Great leaders inspire employee loyalty. They share their vision, create a positive culture, provide opportunities for growth, and generally treat people well. However, that's only part of the picture.
Employee loyalty is a lot like customer loyalty. While you naturally want customers to be loyal because they love your products, you can create customer loyalty through a de-facto monopoly, like when only one airline flies into the nearest city.
Another analogy is marital loyalty. Ideally, a marriage remains stable and intact because both spouses are happy. In the real world, though, the threat of a nasty divorce keeps many a family together.
While I believe that employee loyalty is best created through positive methods, in the real world many companies use negative incentives to keep employees in place. Here are five example:
1. Non-Compete Clauses
Originally, non-compete clauses were limited to employment contracts where the employee is privy to corporate secrets so important that the mere knowledge of them would constitute an unfair advantage to a competitor.
In recent years, however, non-compete clauses have been used in businesses, like fast food, where the primary purpose is to reduce the ability of the employee to find another job, thereby creating de-facto loyalty.
2. Social Pressure
As a general rule, employees are happier and more likely to remain loyal when they're part of a team and feel a social connection with their coworkers. Such relationships can be very positive, but there's a flip side.
A savvy manager can use social pressure to keep an employee in place by implying that he or she will be "letting the team down" if they depart to work elsewhere. Some managers even hint that they'll pressure those who remain to shun those who've left.
3. Bad References
There's some truth to that scene that turns up in innumerable movies where Hollywood bigwig says: "You'll never work in this town again!" Some manager make it clear that employees who leave unexpectedly will get lousy references.

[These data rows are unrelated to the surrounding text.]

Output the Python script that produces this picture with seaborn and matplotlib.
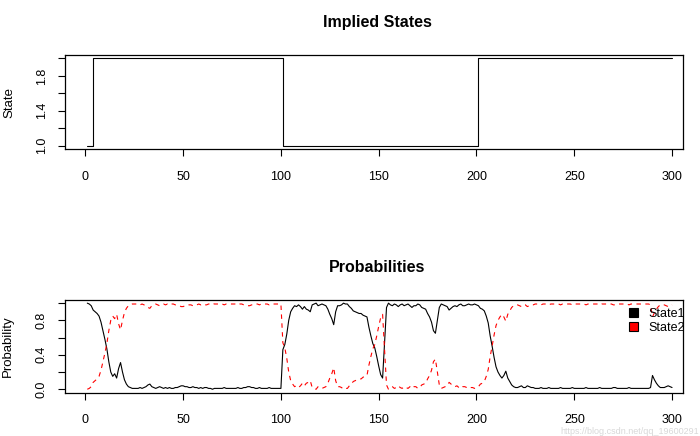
import numpy as np
import pandas as pd
import matplotlib
matplotlib.use("Agg")
import matplotlib.pyplot as plt
from matplotlib.patches import Patch
from matplotlib import font_manager
import seaborn as sns

# ---------------- data ----------------
time_index = list(range(1, 301))

# implied state as run lengths (value, count)
state_levels = [1, 2, 1, 2]
state_runs = [3, 97, 100, 100]

state1_prob = [
    1.00, 0.99, 0.97, 0.92, 0.90, 0.88, 0.85, 0.78, 0.68, 0.58, 0.47, 0.32, 0.20, 0.15, 0.18, 0.13, 0.24, 0.31, 0.20, 0.11, 0.06, 0.03, 0.02, 0.01, 0.01,
    0.01, 0.01, 0.02, 0.01, 0.02, 0.03, 0.05, 0.06, 0.03, 0.02, 0.01, 0.02, 0.03, 0.02, 0.01, 0.02, 0.01, 0.02, 0.01, 0.01, 0.02, 0.02, 0.03, 0.04, 0.04,
    0.03, 0.03, 0.02, 0.02, 0.03, 0.02, 0.02, 0.01, 0.02, 0.01, 0.02, 0.02, 0.01, 0.01, 0.00, 0.01, 0.01, 0.01, 0.01, 0.01, 0.02, 0.01, 0.01, 0.01, 0.01,
    0.01, 0.01, 0.02, 0.01, 0.01, 0.02, 0.02, 0.03, 0.03, 0.02, 0.02, 0.01, 0.01, 0.02, 0.01, 0.01, 0.01, 0.01, 0.02, 0.01, 0.01, 0.01, 0.01, 0.01, 0.01,
    0.46, 0.52, 0.64, 0.80, 0.90, 0.94, 0.97, 0.96, 0.98, 0.96, 0.93, 0.96, 0.93, 0.92, 0.90, 0.98, 0.99, 1.00, 0.97, 0.98, 0.99, 0.98, 0.97, 0.93, 0.87,
    0.82, 0.75, 0.90, 0.97, 0.97, 0.98, 1.00, 0.99, 0.99, 0.96, 0.94, 0.91, 0.90, 0.89, 0.88, 0.88, 0.86, 0.85, 0.84, 0.72, 0.62, 0.53, 0.48, 0.38, 0.27,
    0.17, 0.13, 0.55, 0.95, 1.00, 0.98, 0.97, 0.99, 0.98, 0.96, 0.98, 0.99, 0.97, 0.98, 0.99, 0.97, 0.95, 0.97, 0.97, 0.99, 0.98, 0.95, 0.94, 0.93, 0.88,
    0.84, 0.78, 0.68, 0.65, 0.80, 0.95, 0.99, 0.98, 0.97, 0.96, 0.92, 0.94, 0.96, 0.97, 0.96, 0.98, 0.99, 0.97, 0.97, 0.98, 0.99, 0.98, 0.98, 0.99, 0.98,
    0.97, 0.94, 0.93, 0.91, 0.85, 0.77, 0.62, 0.50, 0.37, 0.26, 0.20, 0.16, 0.13, 0.16, 0.21, 0.13, 0.09, 0.05, 0.03, 0.02, 0.02, 0.03, 0.04, 0.02, 0.02,
    0.04, 0.03, 0.02, 0.02, 0.01, 0.01, 0.01, 0.02, 0.01, 0.01, 0.01, 0.02, 0.01, 0.01, 0.01, 0.01, 0.01, 0.02, 0.01, 0.01, 0.01, 0.01, 0.01, 0.02, 0.01,
    0.01, 0.01, 0.01, 0.01, 0.01, 0.02, 0.01, 0.01, 0.01, 0.01, 0.01, 0.01, 0.02, 0.01, 0.01, 0.01, 0.01, 0.01, 0.01, 0.02, 0.02, 0.01, 0.01, 0.01, 0.01,
    0.01, 0.01, 0.02, 0.01, 0.01, 0.01, 0.01, 0.01, 0.01, 0.01, 0.01, 0.01, 0.01, 0.02, 0.16, 0.11, 0.07, 0.04, 0.02, 0.02, 0.02, 0.03, 0.04, 0.03, 0.02,
]

state2_prob = [
    0.00, 0.01, 0.03, 0.08, 0.10, 0.12, 0.15, 0.22, 0.32, 0.42, 0.53, 0.68, 0.80, 0.85, 0.82, 0.87, 0.76, 0.69, 0.80, 0.89, 0.94, 0.97, 0.98, 0.99, 0.99,
    0.99, 0.99, 0.98, 0.99, 0.98, 0.97, 0.95, 0.94, 0.97, 0.98, 0.99, 0.98, 0.97, 0.98, 0.99, 0.98, 0.99, 0.98, 0.99, 0.99, 0.98, 0.98, 0.97, 0.96, 0.96,
    0.97, 0.97, 0.98, 0.98, 0.97, 0.98, 0.98, 0.99, 0.98, 0.99, 0.98, 0.98, 0.99, 0.99, 1.00, 0.99, 0.99, 0.99, 0.99, 0.99, 0.98, 0.99, 0.99, 0.99, 0.99,
    0.99, 0.99, 0.98, 0.99, 0.99, 0.98, 0.98, 0.97, 0.97, 0.98, 0.98, 0.99, 0.99, 0.98, 0.99, 0.99, 0.99, 0.99, 0.98, 0.99, 0.99, 0.99, 0.99, 0.99, 0.99,
    0.54, 0.48, 0.36, 0.20, 0.10, 0.06, 0.03, 0.04, 0.02, 0.04, 0.07, 0.04, 0.07, 0.08, 0.10, 0.02, 0.01, 0.00, 0.03, 0.02, 0.01, 0.02, 0.03, 0.07, 0.13,
    0.18, 0.25, 0.10, 0.03, 0.03, 0.02, 0.00, 0.01, 0.01, 0.04, 0.06, 0.09, 0.10, 0.11, 0.12, 0.12, 0.14, 0.15, 0.16, 0.28, 0.38, 0.47, 0.52, 0.62, 0.73,
    0.83, 0.87, 0.45, 0.05, 0.00, 0.02, 0.03, 0.01, 0.02, 0.04, 0.02, 0.01, 0.03, 0.02, 0.01, 0.03, 0.05, 0.03, 0.03, 0.01, 0.02, 0.05, 0.06, 0.07, 0.12,
    0.16, 0.22, 0.32, 0.35, 0.20, 0.05, 0.01, 0.02, 0.03, 0.04, 0.08, 0.06, 0.04, 0.03, 0.04, 0.02, 0.01, 0.03, 0.03, 0.02, 0.01, 0.02, 0.02, 0.01, 0.02,
    0.03, 0.06, 0.07, 0.09, 0.15, 0.23, 0.38, 0.50, 0.63, 0.74, 0.80, 0.84, 0.87, 0.84, 0.79, 0.87, 0.91, 0.95, 0.97, 0.98, 0.98, 0.97, 0.96, 0.98, 0.98,
    0.96, 0.97, 0.98, 0.98, 0.99, 0.99, 0.99, 0.98, 0.99, 0.99, 0.99, 0.98, 0.99, 0.99, 0.99, 0.99, 0.99, 0.98, 0.99, 0.99, 0.99, 0.99, 0.99, 0.98, 0.99,
    0.99, 0.99, 0.99, 0.99, 0.99, 0.98, 0.99, 0.99, 0.99, 0.99, 0.99, 0.99, 0.98, 0.99, 0.99, 0.99, 0.99, 0.99, 0.99, 0.98, 0.98, 0.99, 0.99, 0.99, 0.99,
    0.99, 0.99, 0.98, 0.99, 0.99, 0.99, 0.99, 0.99, 0.99, 0.99, 0.99, 0.99, 0.99, 0.98, 0.84, 0.89, 0.93, 0.96, 0.98, 0.98, 0.98, 0.97, 0.96, 0.97, 0.98,
]

x_ticks = [0, 50, 100, 150, 200, 250, 300]
state_ticks = [1.0, 1.2, 1.4, 1.6, 1.8, 2.0]
state_ticklabels = ["1.0", "", "1.4", "", "1.8", ""]
prob_ticks = [0.0, 0.2, 0.4, 0.6, 0.8, 1.0]
prob_ticklabels = ["0.0", "", "0.4", "", "0.8", ""]
legend_labels = ["State1", "State2"]
legend_colors = ["black", "#FF0000"]

# ---------------- style ----------------
sns.set_style("ticks")
avail = {f.name for f in font_manager.fontManager.ttflist}
base_font = "Liberation Sans" if "Liberation Sans" in avail else "DejaVu Sans"
plt.rcParams["font.family"] = [base_font, "DejaVu Sans"]
plt.rcParams["text.color"] = "black"
plt.rcParams["axes.labelcolor"] = "black"
plt.rcParams["xtick.color"] = "black"
plt.rcParams["ytick.color"] = "black"

W, H = 700, 436
fig = plt.figure(figsize=(W / 100, H / 100), dpi=100)
fig.patch.set_facecolor("white")

def fx(px):
    return px / W

def fy(py):
    return 1 - py / H

left, right = 65, 683
ax1 = fig.add_axes([fx(left), fy(149), fx(right - left), (149 - 55) / H])
ax2 = fig.add_axes([fx(left), fy(392.7), fx(right - left), (392.7 - 299.7) / H])

state_series = np.repeat(state_levels, state_runs)
df_state = pd.DataFrame({"t": time_index, "state": state_series})
df_prob = pd.DataFrame({"t": time_index, "s1": state1_prob, "s2": state2_prob})

lw = 0.8
sns.lineplot(data=df_state, x="t", y="state", ax=ax1, color="black",
             linewidth=lw, drawstyle="steps-post", estimator=None, legend=False)

sns.lineplot(data=df_prob, x="t", y="s1", ax=ax2, color=legend_colors[0],
             linewidth=lw, estimator=None, legend=False)
sns.lineplot(data=df_prob, x="t", y="s2", ax=ax2, color=legend_colors[1],
             linewidth=lw, linestyle=(0, (4, 4)), estimator=None, legend=False)

xlim = (-10.4, 305.6)
tick_len = 5.0
for ax in (ax1, ax2):
    ax.set_xlim(*xlim)
    ax.set_xticks(x_ticks)
    ax.set_xticklabels([str(v) for v in x_ticks])
    ax.set_xlabel("")
    for s in ax.spines.values():
        s.set_visible(True)
        s.set_color("black")
        s.set_linewidth(0.9)
    ax.tick_params(axis="both", direction="out", length=tick_len, width=0.8,
                   colors="black", labelsize=9)
    ax.tick_params(axis="y", pad=7.5)
    ax.grid(False)

ax1.tick_params(axis="x", pad=11)
ax2.tick_params(axis="x", pad=10.5)

ax1.set_ylim(0.96, 2.04)
ax1.set_yticks(state_ticks)
ax1.set_yticklabels(state_ticklabels, rotation=90, va="center")
ax2.set_ylim(-0.04, 1.04)
ax2.set_yticks(prob_ticks)
ax2.set_yticklabels(prob_ticklabels, rotation=90, va="center")

ax1.set_ylabel("State", fontsize=9.5, va="center")
ax1.yaxis.set_label_coords((9 - left) / (right - left), 0.5)
ax2.set_ylabel("Probability", fontsize=9.5, va="center")
ax2.yaxis.set_label_coords((8 - left) / (right - left), 0.5)

fig.text(fx(377), fy(22), "Implied States", ha="center", va="center",
         fontsize=11.5, fontweight="bold")
fig.text(fx(377), fy(268), "Probabilities", ha="center", va="center",
         fontsize=11.5, fontweight="bold")

handles = [Patch(facecolor=c, edgecolor="black", linewidth=0.8) for c in legend_colors]
ax2.legend(handles=handles, labels=legend_labels, loc="upper left",
           bbox_to_anchor=(fx(628.5), fy(307.5)), bbox_transform=fig.transFigure,
           frameon=False, fontsize=9, handlelength=0.72, handleheight=0.72,
           handletextpad=0.9, labelspacing=0.2, borderpad=0, borderaxespad=0)

fig.text(fx(699), fy(431.5), "https://blog.csdn.net/qq_19600291", ha="right",
         va="center", fontsize=6.5, color="#d8d8d8")

fig.savefig("out.png", dpi=100, facecolor="white")
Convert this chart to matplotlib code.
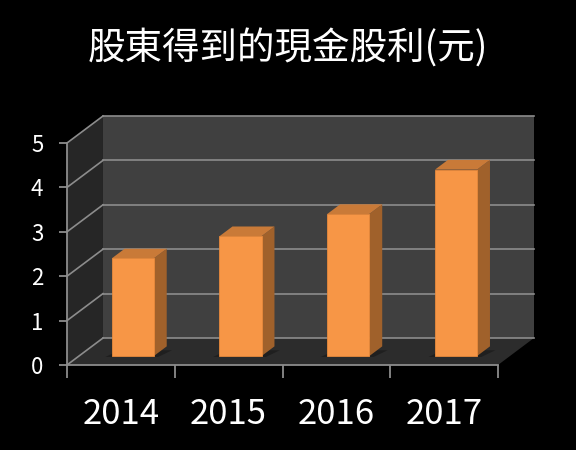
import matplotlib
matplotlib.use("Agg")
import matplotlib.pyplot as plt
from matplotlib.patches import Polygon

plt.rcParams["font.family"] = ["Noto Sans CJK TC", "DejaVu Sans"]

# data
years = ["2014", "2015", "2016", "2017"]
dividends = [2.2, 2.7, 3.2, 4.2]
y_ticks = [0, 1, 2, 3, 4, 5]
title = "股東得到的現金股利(元)"

# faux-3d layout (data units)
DX, DY = 0.334, 0.608          # wall depth
BAR_W = 0.39
BAR_POS = 0.33                 # bar depth position as fraction of wall depth
BAR_DEPTH = 0.36
WALL_BACK = "#404040"
WALL_SIDE = "#262626"
FLOOR = "#2c2c2c"
GRID = "#8c8c8c"
FRONT = "#F79646"
SIDE = "#A0612B"
TOP = "#C97A38"

W, H = 576, 450
px_cat, px_unit = 107.75, 44.4
x_left_px, y_zero_px = 67, 365

fig = plt.figure(figsize=(W / 100, H / 100), dpi=100, facecolor="black")
xmin, xmax = -0.5, 3.85
ymin, ymax = 0, 5.65
ax_w = (xmax - xmin) * px_cat
ax_h = (ymax - ymin) * px_unit
ax = fig.add_axes([x_left_px / W, 1 - y_zero_px / H, ax_w / W, ax_h / H])
ax.set_facecolor("none")
ax.set_xlim(xmin, xmax)
ax.set_ylim(ymin, ymax)
for s in ax.spines.values():
    s.set_visible(False)

n = len(years)
x0, x1 = -0.5, n - 0.5
top_v = max(y_ticks)

# walls and floor
ax.add_patch(Polygon([(x0 + DX, DY), (x1 + DX, DY), (x1 + DX, top_v + DY), (x0 + DX, top_v + DY)],
                     closed=True, facecolor=WALL_BACK, edgecolor="none", zorder=1))
ax.add_patch(Polygon([(x0, 0), (x0, top_v), (x0 + DX, top_v + DY), (x0 + DX, DY)],
                     closed=True, facecolor=WALL_SIDE, edgecolor="none", zorder=1))
ax.add_patch(Polygon([(x0, 0), (x1, 0), (x1 + DX, DY), (x0 + DX, DY)],
                     closed=True, facecolor=FLOOR, edgecolor="none", zorder=1))

for v in y_ticks:
    ax.plot([x0 + DX, x1 + DX], [v + DY, v + DY], color=GRID, lw=1.2, zorder=2)
    ax.plot([x0, x0 + DX], [v, v + DY], color=GRID, lw=1.2, zorder=2)

# front axes lines
ax.plot([x0, x0], [0, top_v], color=GRID, lw=1.3, zorder=3, clip_on=False)
ax.plot([x0, x1], [0, 0], color=GRID, lw=1.3, zorder=3, clip_on=False)

# bars
bx, by = BAR_POS * DX, BAR_POS * DY
dx, dy = BAR_DEPTH * DX, BAR_DEPTH * DY
for i, v in enumerate(dividends):
    left = i - BAR_W / 2 + bx
    right = left + BAR_W
    base = by
    top = by + v
    # shadow
    ax.add_patch(Polygon([(left - 0.06, base - 0.02), (right + 0.04, base - 0.02),
                          (right + dx + 0.05, base + dy * 0.6), (left + dx - 0.05, base + dy * 0.6)],
                         closed=True, facecolor="#1c1c1c", edgecolor="none", alpha=0.8, zorder=3))
    ax.add_patch(Polygon([(right, base), (right + dx, base + dy), (right + dx, top + dy), (right, top)],
                         closed=True, facecolor=SIDE, edgecolor="none", zorder=4))
    ax.add_patch(Polygon([(left, top), (right, top), (right + dx, top + dy), (left + dx, top + dy)],
                         closed=True, facecolor=TOP, edgecolor="none", zorder=4))
    ax.add_patch(Polygon([(left, base), (right, base), (right, top), (left, top)],
                         closed=True, facecolor=FRONT, edgecolor="#E88A3C", lw=0.6, zorder=5))

# ticks and labels
ax.set_yticks(y_ticks)
ax.set_yticklabels([str(t) for t in y_ticks], fontweight="medium")
ax.tick_params(axis="y", colors=GRID, length=6, width=1.3, pad=11, labelsize=16, labelcolor="white")
ax.set_xticks(range(n))
ax.set_xticklabels(years, fontweight="medium")
ax.set_xticks([x0 + k for k in range(n + 1)], minor=True)
ax.tick_params(axis="x", which="major", length=0, pad=23, labelsize=25, labelcolor="white")
ax.tick_params(axis="x", which="minor", colors=GRID, length=9, width=1.3)

fig.text(0.5, 1 - 49 / H, title, color="white", fontsize=27, fontweight="medium",
         ha="center", va="center")

fig.savefig("out.png", dpi=100, facecolor="black")
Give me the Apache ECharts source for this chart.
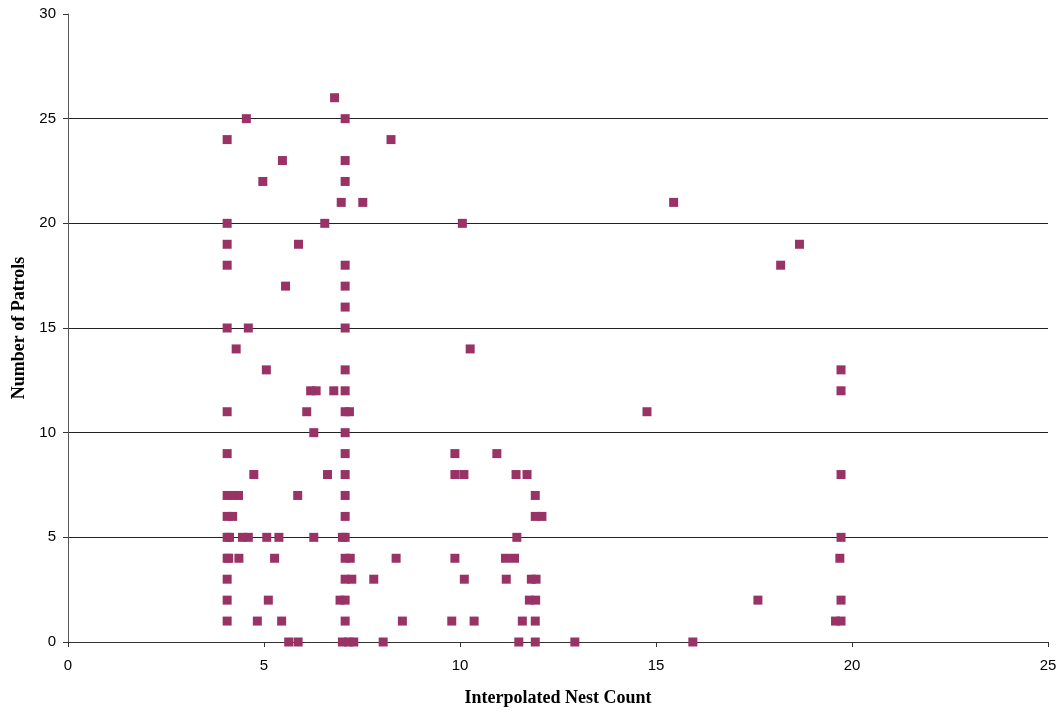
<!DOCTYPE html>
<html>
<head>
<meta charset="utf-8">
<script src="https://cdn.jsdelivr.net/npm/echarts@6/dist/echarts.min.js"></script>
<style>
html,body{margin:0;padding:0;background:#fff;}
#chart{width:1062px;height:712px;}
</style>
</head>
<body>
<div id="chart"></div>
<script>
// Interpolated nest count (x) and number of patrols (y)
const nestCount = [
  6.80,
  4.55, 7.07,
  4.06, 8.24,
  5.47, 7.07,
  4.97, 7.07,
  6.97, 7.52, 15.45,
  4.06, 6.55, 10.06,
  4.06, 5.88, 18.66,
  4.06, 7.07, 18.18,
  5.55, 7.07,
  7.07,
  4.06, 4.60, 7.07,
  4.29, 10.26,
  5.06, 7.07, 19.72,
  6.19, 6.33, 6.78, 7.07, 19.72,
  4.06, 6.09, 7.07, 7.18, 14.77,
  6.27, 7.07,
  4.06, 7.07, 9.87, 10.94,
  4.74, 6.62, 7.07, 9.87, 10.10, 11.43, 11.71, 19.72,
  4.06, 4.20, 4.35, 5.86, 7.07, 11.92,
  4.06, 4.20, 7.07, 11.92, 12.09,
  4.06, 4.12, 4.45, 4.60, 5.07, 5.38, 6.27, 7.00, 7.07, 11.45, 19.72,
  4.06, 4.10, 4.36, 5.27, 7.07, 7.20, 8.37, 9.87, 11.16, 11.39, 19.69,
  4.06, 7.07, 7.24, 7.80, 10.11, 11.18, 11.82, 11.94,
  4.06, 5.11, 6.94, 7.07, 11.77, 11.93, 17.60, 19.72,
  4.06, 4.83, 5.45, 7.07, 8.53, 9.79, 10.36, 11.59, 11.92, 19.58, 19.72,
  5.63, 5.87, 7.00, 7.16, 7.29, 8.04, 11.50, 11.92, 12.93, 15.94
];
const patrols = [
  26,
  25, 25,
  24, 24,
  23, 23,
  22, 22,
  21, 21, 21,
  20, 20, 20,
  19, 19, 19,
  18, 18, 18,
  17, 17,
  16,
  15, 15, 15,
  14, 14,
  13, 13, 13,
  12, 12, 12, 12, 12,
  11, 11, 11, 11, 11,
  10, 10,
  9, 9, 9, 9,
  8, 8, 8, 8, 8, 8, 8, 8,
  7, 7, 7, 7, 7, 7,
  6, 6, 6, 6, 6,
  5, 5, 5, 5, 5, 5, 5, 5, 5, 5, 5,
  4, 4, 4, 4, 4, 4, 4, 4, 4, 4, 4,
  3, 3, 3, 3, 3, 3, 3, 3,
  2, 2, 2, 2, 2, 2, 2, 2,
  1, 1, 1, 1, 1, 1, 1, 1, 1, 1, 1,
  0, 0, 0, 0, 0, 0, 0, 0, 0, 0
];
const xTitle = 'Interpolated Nest Count';
const yTitle = 'Number of Patrols';

const points = nestCount.map((x, i) => [x, patrols[i]]);

const chart = echarts.init(document.getElementById('chart'));
chart.setOption({
  animation: false,
  backgroundColor: '#ffffff',
  grid: { left: 68, top: 14, width: 980, height: 630, containLabel: false },
  xAxis: {
    type: 'value', min: 0, max: 25, interval: 5,
    name: xTitle, nameLocation: 'middle', nameGap: 47,
    nameTextStyle: { fontFamily: 'Liberation Serif', fontWeight: 'bold', fontSize: 18, color: '#000' },
    axisLine: { show: true, onZero: false, lineStyle: { color: '#333', width: 1 } },
    axisTick: { show: true, inside: false, length: 5, lineStyle: { color: '#333' } },
    axisLabel: { fontFamily: 'Liberation Sans', fontSize: 15, color: '#000', margin: 16 },
    splitLine: { show: false }
  },
  yAxis: {
    type: 'value', min: 0, max: 30, interval: 5,
    name: yTitle, nameLocation: 'middle', nameGap: 39, nameRotate: 90,
    nameTextStyle: { fontFamily: 'Liberation Serif', fontWeight: 'bold', fontSize: 18, color: '#000' },
    axisLine: { show: true, lineStyle: { color: '#555', width: 1 } },
    axisTick: { show: true, inside: false, length: 5, lineStyle: { color: '#333' } },
    axisLabel: { fontFamily: 'Liberation Sans', fontSize: 15, color: '#000', margin: 12 },
    splitLine: { show: true, showMinLine: false, showMaxLine: false, lineStyle: { color: '#222', width: 1 } }
  },
  series: [{
    type: 'scatter',
    data: points,
    symbol: 'rect',
    symbolSize: 9,
    itemStyle: { color: '#993366', opacity: 1 }
  }]
});
</script>
</body>
</html>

That's probably no big deal if the employee hasn't been in that job for very long. However, if the employee is long term, a bad reference can make it difficult for that employee to find work elsewhere.
4. Snatch-Back Compensation
Paying employees with stock options that get vested over time is a very common way to keep an executive or top performer in place. Similarly, to keep salespeople in place, some companies dole out commissions many months after the deal closes.
Another some companies enforce employee loyalty is offering compensation in the form of a company car or company housing that must be returned or vacated when the employee leaves.
5. Locations with Limited Opportunities
Ever wonder why some companies stick large facilities in the boonies? A lower cost for floor space is part of the motivation, but being located in areas where opportunities are limited also makes employees less likely to leave.
While I believe that these "evil" ways of enforcing employee loyalty are destructive in the long run, companies wouldn't use them if they didn't work. As much as we all might prefer the carrots, sometimes the sticks work just as well or better.